Write out the opening lines of the data word for word, up to and including the line with "const rdiYErr = [0.000366, 0.000440];", and leave every picture and every later line out.

*Information supplied*
━━━━━━

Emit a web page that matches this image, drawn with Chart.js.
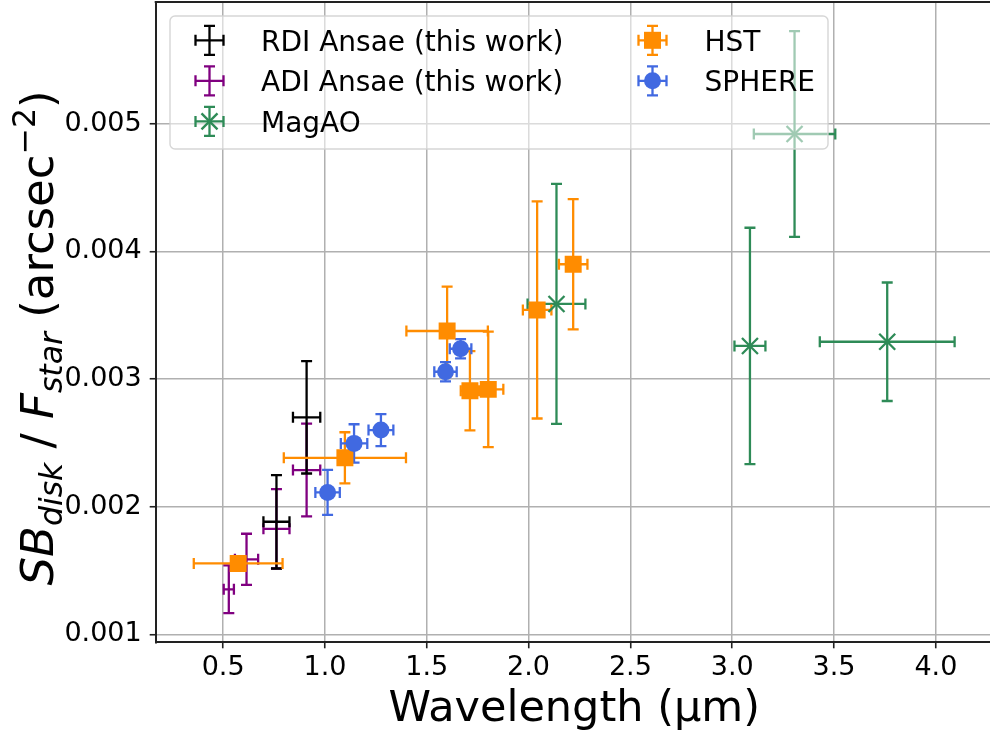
<!DOCTYPE html>
<html><head><meta charset="utf-8">
<script src="https://cdn.jsdelivr.net/npm/chart.js@4.4.1/dist/chart.umd.min.js"></script>
<style>
html,body{margin:0;padding:0;overflow:hidden;background:#fff;width:990px;height:732px}
#wrap{position:absolute;left:0;top:0;width:996px;height:732px}
</style>
</head><body><div id="wrap"><canvas id="c" width="996" height="732"></canvas></div>
<script>
// ---- data ----
const seriesNames = ["RDI Ansae (this work)", "ADI Ansae (this work)", "MagAO", "HST", "SPHERE"];

const rdiX    = [0.762, 0.910];
const rdiY    = [0.001882, 0.002700];
const rdiXErr = [0.064, 0.067];
const rdiYErr = [0.000366, 0.000440];

const adiX    = [0.528, 0.615, 0.762, 0.910];
const adiY    = [0.001353, 0.001588, 0.001827, 0.002287];
const adiXErr = [0.025, 0.057, 0.064, 0.067];
const adiYErr = [0.000187, 0.000200, 0.000311, 0.000363];

const magaoX    = [2.137, 3.306, 3.087, 3.761];
const magaoY    = [0.003588, 0.004919, 0.003259, 0.003292];
const magaoXErr = [0.142, 0.200, 0.076, 0.331];
const magaoYErr = [0.000940, 0.000806, 0.000926, 0.000464];

const hstX    = [0.574, 1.098, 1.600, 1.712, 1.802, 2.042, 2.219];
const hstY    = [0.001556, 0.002383, 0.003376, 0.002908, 0.002919, 0.003541, 0.003899];
const hstXErr = [0.218, 0.300, 0.200, 0.045, 0.074, 0.070, 0.070];
const hstYErr = [0.000050, 0.000200, 0.000347, 0.000310, 0.000453, 0.000850, 0.000510];

const sphereX    = [1.013, 1.143, 1.275, 1.592, 1.666];
const sphereY    = [0.002112, 0.002496, 0.002600, 0.003057, 0.003237];
const sphereXErr = [0.060, 0.065, 0.061, 0.055, 0.053];
const sphereYErr = [0.000176, 0.000150, 0.000125, 0.000075, 0.000075];

const xTicks = [0.5, 1.0, 1.5, 2.0, 2.5, 3.0, 3.5, 4.0];
const yTicks = [0.001, 0.002, 0.003, 0.004, 0.005];
const xRange = [0.169, 4.279];
const yRange = [0.000938, 0.005953];

const xTitle = "Wavelength (µm)";
const yTitleParts = [
  {t: "SB", it: true}, {t: "disk", it: true, sub: true}, {t: " / "},
  {t: "F", it: true}, {t: "star", it: true, sub: true}, {t: " (arcsec"},
  {t: "\u22122", sup: true}, {t: ")"}
];

// ---- styles ----
const COLORS = {rdi: "#000000", adi: "#800080", magao: "#2e8b57", hst: "#ff8c00", sphere: "#4169e1"};
const FONT = '"DejaVu Sans", "Liberation Sans", sans-serif';
const LW = 2.3;

function pts(xs, ys, xe, ye) { return xs.map((x, i) => ({x: x, y: ys[i], xe: xe[i], ye: ye[i]})); }

const dsADI    = {label: seriesNames[1], data: pts(adiX, adiY, adiXErr, adiYErr), color: COLORS.adi, pointRadius: 0, order: 4};
const dsRDI    = {label: seriesNames[0], data: pts(rdiX, rdiY, rdiXErr, rdiYErr), color: COLORS.rdi, pointRadius: 0, order: 3};
const dsMagAO  = {label: seriesNames[2], data: pts(magaoX, magaoY, magaoXErr, magaoYErr), color: COLORS.magao,
                  pointStyle: "crossRot", pointRadius: 11.3, borderWidth: LW, borderColor: COLORS.magao, backgroundColor: COLORS.magao, order: 2};
const dsHST    = {label: seriesNames[3], data: pts(hstX, hstY, hstXErr, hstYErr), color: COLORS.hst,
                  pointStyle: "rect", pointRadius: 12, borderWidth: 0, borderColor: COLORS.hst, backgroundColor: COLORS.hst, order: 1};
const dsSPHERE = {label: seriesNames[4], data: pts(sphereX, sphereY, sphereXErr, sphereYErr), color: COLORS.sphere,
                  pointStyle: "circle", pointRadius: 8.5, borderWidth: 0, borderColor: COLORS.sphere, backgroundColor: COLORS.sphere, order: 0};

const CAP = 5.5;

const errorBarPlugin = {
  id: "errorbars",
  beforeDatasetsDraw(chart) {
    const ctx = chart.ctx, xs = chart.scales.x, ys = chart.scales.y, a = chart.chartArea;
    ctx.save();
    ctx.beginPath(); ctx.rect(a.left, a.top, a.right - a.left, a.bottom - a.top); ctx.clip();
    ctx.lineWidth = LW; ctx.lineCap = "butt";
    chart.data.datasets.forEach(ds => {
      ctx.strokeStyle = ds.color;
      ds.data.forEach(p => {
        const px = xs.getPixelForValue(p.x), py = ys.getPixelForValue(p.y);
        const x0 = xs.getPixelForValue(p.x - p.xe), x1 = xs.getPixelForValue(p.x + p.xe);
        const y0 = ys.getPixelForValue(p.y - p.ye), y1 = ys.getPixelForValue(p.y + p.ye);
        ctx.beginPath();
        ctx.moveTo(x0, py); ctx.lineTo(x1, py);
        ctx.moveTo(px, y0); ctx.lineTo(px, y1);
        ctx.moveTo(x0, py - CAP); ctx.lineTo(x0, py + CAP);
        ctx.moveTo(x1, py - CAP); ctx.lineTo(x1, py + CAP);
        ctx.moveTo(px - CAP, y0); ctx.lineTo(px + CAP, y0);
        ctx.moveTo(px - CAP, y1); ctx.lineTo(px + CAP, y1);
        ctx.stroke();
      });
    });
    ctx.restore();
  }
};

function drawMarker(ctx, style, x, y, color) {
  ctx.fillStyle = color; ctx.strokeStyle = color;
  if (style === "rect") { ctx.fillRect(x - 8.5, y - 8.5, 17, 17); }
  else if (style === "circle") { ctx.beginPath(); ctx.arc(x, y, 8.5, 0, Math.PI * 2); ctx.fill(); }
  else if (style === "crossRot") {
    const d = 8; ctx.lineWidth = LW; ctx.beginPath();
    ctx.moveTo(x - d, y - d); ctx.lineTo(x + d, y + d);
    ctx.moveTo(x - d, y + d); ctx.lineTo(x + d, y - d); ctx.stroke();
  }
}

const legendPlugin = {
  id: "customLegend",
  afterDatasetsDraw(chart) {
    const ctx = chart.ctx;
    const box = {x: 170, y: 16, w: 658, h: 133, r: 5};
    ctx.save();
    ctx.beginPath();
    ctx.roundRect(box.x, box.y, box.w, box.h, box.r);
    ctx.fillStyle = "rgba(255,255,255,0.55)"; ctx.fill();
    ctx.lineWidth = 1.4; ctx.strokeStyle = "rgba(210,210,210,0.9)"; ctx.stroke();
    const order = [dsRDI, dsADI, dsMagAO, dsHST, dsSPHERE];
    const cols = [{hx: 209.5, tx: 261}, {hx: 652.5, tx: 704.5}];
    const rows = [40.3, 80.8, 121.4];
    ctx.font = "28px " + FONT; ctx.textBaseline = "alphabetic"; ctx.textAlign = "left";
    order.forEach((ds, i) => {
      const col = cols[i < 3 ? 0 : 1], cy = rows[i < 3 ? i : i - 3], cx = col.hx;
      ctx.strokeStyle = ds.color; ctx.lineWidth = LW;
      ctx.beginPath();
      ctx.moveTo(cx - 14, cy); ctx.lineTo(cx + 14, cy);
      ctx.moveTo(cx, cy - 14.5); ctx.lineTo(cx, cy + 14.5);
      ctx.moveTo(cx - 14, cy - CAP); ctx.lineTo(cx - 14, cy + CAP);
      ctx.moveTo(cx + 14, cy - CAP); ctx.lineTo(cx + 14, cy + CAP);
      ctx.moveTo(cx - CAP, cy - 14.5); ctx.lineTo(cx + CAP, cy - 14.5);
      ctx.moveTo(cx - CAP, cy + 14.5); ctx.lineTo(cx + CAP, cy + 14.5);
      ctx.stroke();
      if (ds.pointRadius) drawMarker(ctx, ds.pointStyle, cx, cy, ds.color);
      ctx.fillStyle = "#000";
      ctx.fillText(ds.label, col.tx, cy + 10.2);
    });
    ctx.restore();
  }
};

const titlePlugin = {
  id: "titles",
  afterDraw(chart) {
    const ctx = chart.ctx, a = chart.chartArea;
    ctx.save();
    ctx.strokeStyle = "#222"; ctx.lineWidth = 2;
    ctx.beginPath(); ctx.moveTo(a.left - 1, a.top); ctx.lineTo(a.right, a.top); ctx.stroke();
    ctx.beginPath(); ctx.moveTo(a.right, a.top); ctx.lineTo(a.right, a.bottom); ctx.stroke();
    // x title
    ctx.fillStyle = "#000";
    ctx.font = "43px " + FONT; ctx.textAlign = "center"; ctx.textBaseline = "alphabetic";
    ctx.fillText(xTitle, (a.left + a.right) / 2, 721);
    // y title
    const fs = 45; let total = 0; const meas = [];
    ctx.textAlign = "left";
    yTitleParts.forEach(p => {
      const size = (p.sub || p.sup) ? fs * 0.7 : fs;
      const font = (p.it ? "italic " : "") + size + "px " + FONT;
      ctx.font = font;
      const w = ctx.measureText(p.t).width;
      meas.push({p, font, w}); total += w;
    });
    ctx.translate(53, 338); ctx.rotate(-Math.PI / 2);
    let x = -total / 2;
    meas.forEach(m => {
      ctx.font = m.font;
      let dy = 0;
      if (m.p.sub) dy = fs * 0.2;
      if (m.p.sup) dy = -fs * 0.4;
      ctx.fillText(m.p.t, x, dy);
      x += m.w;
    });
    ctx.restore();
  }
};

function zeroPad(s) { s.paddingTop = 0; s.paddingBottom = 0; s.paddingLeft = 0; s.paddingRight = 0; }

new Chart(document.getElementById("c"), {
  type: "scatter",
  data: {datasets: [dsADI, dsRDI, dsMagAO, dsHST, dsSPHERE]},
  options: {
    responsive: false, devicePixelRatio: 1, animation: false,
    layout: {autoPadding: false, padding: {left: 0, right: 3.3, top: 2, bottom: 0}},
    plugins: {legend: {display: false}, tooltip: {enabled: false}},
    scales: {
      x: {
        type: "linear", min: xRange[0], max: xRange[1],
        afterBuildTicks: s => { s.ticks = xTicks.map(v => ({value: v})); },
        afterFit: s => { s.height = 89.7; zeroPad(s); },
        grid: {color: "#b0b0b0", lineWidth: 1.5, drawTicks: true, tickLength: 6, tickColor: "#222", tickWidth: 1.6},
        border: {display: true, color: "#222", width: 2},
        ticks: {color: "#000", font: {family: FONT, size: 27}, padding: 3, maxRotation: 0, autoSkip: false,
                callback: v => Number(v).toFixed(1)}
      },
      y: {
        type: "linear", min: yRange[0], max: yRange[1],
        afterBuildTicks: s => { s.ticks = yTicks.map(v => ({value: v})); },
        afterFit: s => { s.width = 155.7; zeroPad(s); },
        grid: {color: "#b0b0b0", lineWidth: 1.5, drawTicks: true, tickLength: 6, tickColor: "#222", tickWidth: 1.6},
        border: {display: true, color: "#222", width: 2},
        ticks: {color: "#000", font: {family: FONT, size: 27}, padding: 8, autoSkip: false,
                callback: v => Number(v).toFixed(3)}
      }
    }
  },
  plugins: [errorBarPlugin, legendPlugin, titlePlugin]
});
</script>
</body></html>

━━━━━━

*Solution*
Emit a web page that matches this image, drawn with Chart.js.
<!DOCTYPE html>
<html><head><meta charset="utf-8">
<script src="https://cdn.jsdelivr.net/npm/chart.js@4.4.1/dist/chart.umd.min.js"></script>
<style>
html,body{margin:0;padding:0;overflow:hidden;background:#fff;width:990px;height:732px}
#wrap{position:absolute;left:0;top:0;width:996px;height:732px}
</style>
</head><body><div id="wrap"><canvas id="c" width="996" height="732"></canvas></div>
<script>
// ---- data ----
const seriesNames = ["RDI Ansae (this work)", "ADI Ansae (this work)", "MagAO", "HST", "SPHERE"];

const rdiX    = [0.762, 0.910];
const rdiY    = [0.001882, 0.002700];
const rdiXErr = [0.064, 0.067];
const rdiYErr = [0.000366, 0.000440];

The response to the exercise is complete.